ASCENSION

An Exploration of the Vertical Opportunities within an Urban Void

This project explores the opportunities created by a lack of connection within the existing fabric of Dundas Street in Glasgow. Moreover, the plaza is located at a pivotal moment in the city centre as commuters and visitors often travel by train to Glasgow Queen Street Station, making this plaza their first experience of the city. 

Having faced numerous developments across centuries, the outcome is a disjointed plaza that produces a myriad of architectural vernaculars and volumes. The approach taken seeks to enhance the existing environment through architectonic interventions; proposing a new language that is threaded coherently through the site and provides functions otherwise lacking. Therefore, this project acts as a threshold between the station and city, ultimately as an intermediary moment for various modes of activity and diversion such as seating, shelter and social opportunities. 
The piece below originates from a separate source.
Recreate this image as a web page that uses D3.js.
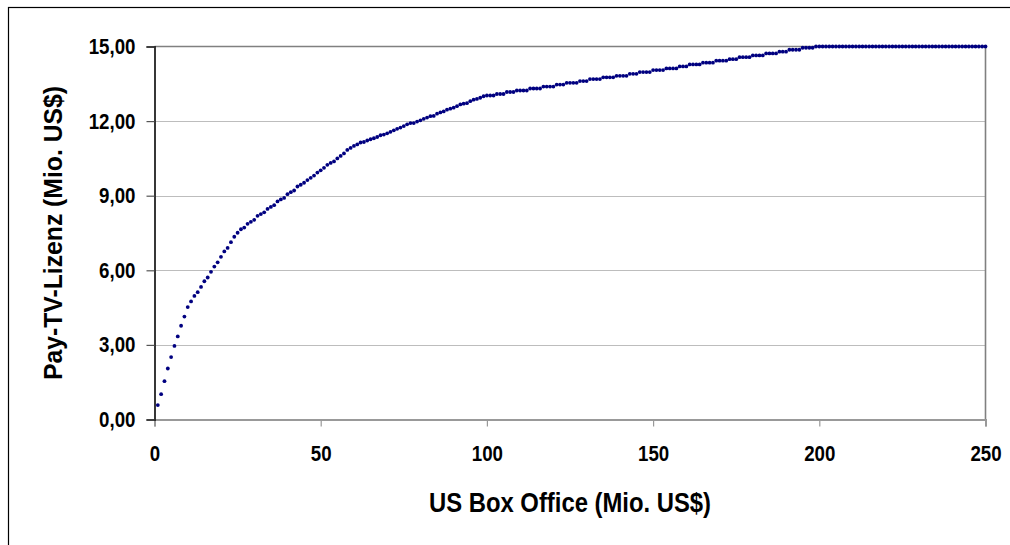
<!DOCTYPE html>
<html>
<head>
<meta charset="utf-8">
<script src="https://cdn.jsdelivr.net/npm/d3@7"></script>
<style>
  html, body { margin: 0; padding: 0; background: #fff; }
  svg { display: block; }
  text { font-family: "Liberation Sans", Arial, sans-serif; font-weight: bold; fill: #000; }
</style>
</head>
<body>
<svg id="chart" width="1010" height="545"></svg>
<script>
// US box office (Mio. US$), one film per step
const boxOffice = [
  1,2,3,4,5,6,7,8,9,10,11,12,13,14,15,16,17,18,19,20,21,22,23,24,25,
  26,27,28,29,30,31,32,33,34,35,36,37,38,39,40,41,42,43,44,45,46,47,48,49,50,
  51,52,53,54,55,56,57,58,59,60,61,62,63,64,65,66,67,68,69,70,71,72,73,74,75,
  76,77,78,79,80,81,82,83,84,85,86,87,88,89,90,91,92,93,94,95,96,97,98,99,100,
  101,102,103,104,105,106,107,108,109,110,111,112,113,114,115,116,117,118,119,120,121,122,123,124,125,
  126,127,128,129,130,131,132,133,134,135,136,137,138,139,140,141,142,143,144,145,146,147,148,149,150,
  151,152,153,154,155,156,157,158,159,160,161,162,163,164,165,166,167,168,169,170,171,172,173,174,175,
  176,177,178,179,180,181,182,183,184,185,186,187,188,189,190,191,192,193,194,195,196,197,198,199,200,
  201,202,203,204,205,206,207,208,209,210,211,212,213,214,215,216,217,218,219,220,221,222,223,224,225,
  226,227,228,229,230,231,232,233,234,235,236,237,238,239,240,241,242,243,244,245,246,247,248,249,250
];

// Pay-TV licence fee (Mio. US$)
const payTvLicence = [
  0.58,1.02,1.54,2.05,2.51,2.96,3.34,3.77,4.14,4.52,
  4.75,4.97,5.12,5.33,5.56,5.71,5.94,6.15,6.32,6.54,
  6.76,6.90,7.13,7.35,7.51,7.65,7.72,7.87,7.95,8.03,
  8.19,8.26,8.33,8.47,8.55,8.62,8.77,8.85,8.91,9.06,
  9.14,9.21,9.37,9.44,9.52,9.63,9.72,9.81,9.93,10.02,
  10.12,10.24,10.32,10.38,10.50,10.60,10.70,10.84,10.92,11.00,
  11.06,11.14,11.16,11.22,11.27,11.31,11.36,11.43,11.46,11.51,
  11.57,11.63,11.69,11.74,11.80,11.87,11.92,11.92,11.98,12.03,
  12.09,12.14,12.20,12.21,12.30,12.35,12.39,12.46,12.50,12.54,
  12.60,12.67,12.70,12.72,12.80,12.86,12.89,12.94,13.00,13.03,
  13.03,13.03,13.09,13.09,13.09,13.17,13.17,13.17,13.23,13.23,
  13.23,13.23,13.31,13.31,13.31,13.31,13.39,13.39,13.39,13.39,
  13.47,13.47,13.47,13.54,13.54,13.54,13.54,13.61,13.61,13.61,
  13.69,13.69,13.69,13.69,13.76,13.76,13.76,13.76,13.82,13.82,
  13.82,13.82,13.90,13.90,13.90,13.97,13.97,13.97,13.97,14.05,
  14.05,14.05,14.05,14.12,14.12,14.12,14.12,14.20,14.20,14.20,
  14.28,14.28,14.28,14.28,14.35,14.35,14.35,14.35,14.43,14.43,
  14.43,14.43,14.49,14.49,14.49,14.57,14.57,14.57,14.57,14.64,
  14.64,14.64,14.64,14.72,14.72,14.72,14.72,14.79,14.79,14.79,
  14.87,14.87,14.87,14.87,14.95,14.95,14.95,14.95,15.00,15.00,
  15.00,15.00,15.00,15.00,15.00,15.00,15.00,15.00,15.00,15.00,
  15.00,15.00,15.00,15.00,15.00,15.00,15.00,15.00,15.00,15.00,
  15.00,15.00,15.00,15.00,15.00,15.00,15.00,15.00,15.00,15.00,
  15.00,15.00,15.00,15.00,15.00,15.00,15.00,15.00,15.00,15.00,
  15.00,15.00,15.00,15.00,15.00,15.00,15.00,15.00,15.00,15.00
];

const xTicks = [0, 50, 100, 150, 200, 250];
const yTicks = [0, 3, 6, 9, 12, 15];
const xTitle = "US Box Office (Mio. US$)";
const yTitle = "Pay-TV-Lizenz (Mio. US$)";

const svg = d3.select("#chart");

// outer chart frame (runs past the right and bottom edges)
svg.append("rect")
  .attr("x", 8.5).attr("y", 7.5)
  .attr("width", 1100).attr("height", 600)
  .attr("fill", "#fff").attr("stroke", "#000").attr("stroke-width", 1.2);

const plotLeft = 154.5, plotRight = 985.5, plotTop = 46.5, plotBottom = 419.5;

const x = d3.scaleLinear().domain([0, 250]).range([plotLeft, plotRight]);
const y = d3.scaleLinear().domain([0, 15]).range([plotBottom, plotTop]);

const fmt = v => d3.format(".2f")(v).replace(".", ",");

// horizontal gridlines
svg.append("g")
  .selectAll("line")
  .data(yTicks.filter(v => v > 0 && v < 15))
  .join("line")
  .attr("x1", plotLeft).attr("x2", plotRight)
  .attr("y1", d => Math.round(y(d)) + 0.5).attr("y2", d => Math.round(y(d)) + 0.5)
  .attr("stroke", "#bdbdbd").attr("stroke-width", 1);

// plot area border: top and right
svg.append("path")
  .attr("d", `M${plotLeft},${plotTop}H${plotRight}V${plotBottom}`)
  .attr("fill", "none").attr("stroke", "#808080").attr("stroke-width", 1.6);

// x axis
const xAxis = svg.append("g")
  .attr("transform", `translate(0,${plotBottom})`)
  .call(d3.axisBottom(x).tickValues(xTicks).tickFormat(d3.format("d")).tickSize(7).tickPadding(19));
xAxis.select(".domain").attr("stroke", "#999").attr("stroke-width", 2);
xAxis.selectAll(".tick line").attr("stroke", "#999").attr("stroke-width", 1.2);
xAxis.selectAll(".tick text").attr("font-size", 22).attr("fill", "#000")
  .style("font-family", '"Liberation Sans", Arial, sans-serif').style("font-weight", "bold");

// y axis
const yAxis = svg.append("g")
  .attr("transform", `translate(${plotLeft},0)`)
  .call(d3.axisLeft(y).tickValues(yTicks).tickFormat(fmt).tickSize(8).tickPadding(11));
yAxis.select(".domain").attr("stroke", "#222").attr("stroke-width", 1.8);
yAxis.selectAll(".tick line").attr("stroke", "#555").attr("stroke-width", 1.2);
yAxis.selectAll(".tick text").attr("font-size", 22).attr("fill", "#000")
  .style("font-family", '"Liberation Sans", Arial, sans-serif').style("font-weight", "bold");

// slightly condensed tick labels
svg.selectAll(".tick text").each(function () {
  const w = this.getComputedTextLength();
  d3.select(this).attr("textLength", w * 0.85).attr("lengthAdjust", "spacingAndGlyphs");
});

// data points
const points = boxOffice.map((b, i) => ({ b, v: payTvLicence[i] }));
svg.append("g")
  .selectAll("circle")
  .data(points)
  .join("circle")
  .attr("cx", d => x(d.b))
  .attr("cy", d => y(d.v))
  .attr("r", 1.9)
  .attr("fill", "#000080");

// axis titles
svg.append("text")
  .attr("x", (plotLeft + plotRight) / 2).attr("y", 512)
  .attr("text-anchor", "middle")
  .attr("font-size", 27)
  .attr("textLength", 282).attr("lengthAdjust", "spacingAndGlyphs")
  .text(xTitle);

svg.append("text")
  .attr("transform", `translate(62,${(plotTop + plotBottom) / 2}) rotate(-90)`)
  .attr("text-anchor", "middle")
  .attr("font-size", 25)
  .attr("textLength", 294).attr("lengthAdjust", "spacingAndGlyphs")
  .text(yTitle);
</script>
</body>
</html>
Ascension aspires to avoid demolition, enhancing rather than erasing, using parasitic forms that utilise the existing surfaces thereby exploring the vertical plane as much as the horizontal. In experimenting with forms that ascend to roof height, new walkways improve the overall connectivity between adjacent streets and flow through the site to aid in establishing a new and visually striking vernacular that provokes a psychological response for the user to explore and escape into. These peculiar forms that inject colour into the otherwise monotone palate of Glasgow act as a visual form of escape, coupled with a circulatory route that ascends towards the sky, conceptualise a new and sustainable approach to the enhancement of an urban void.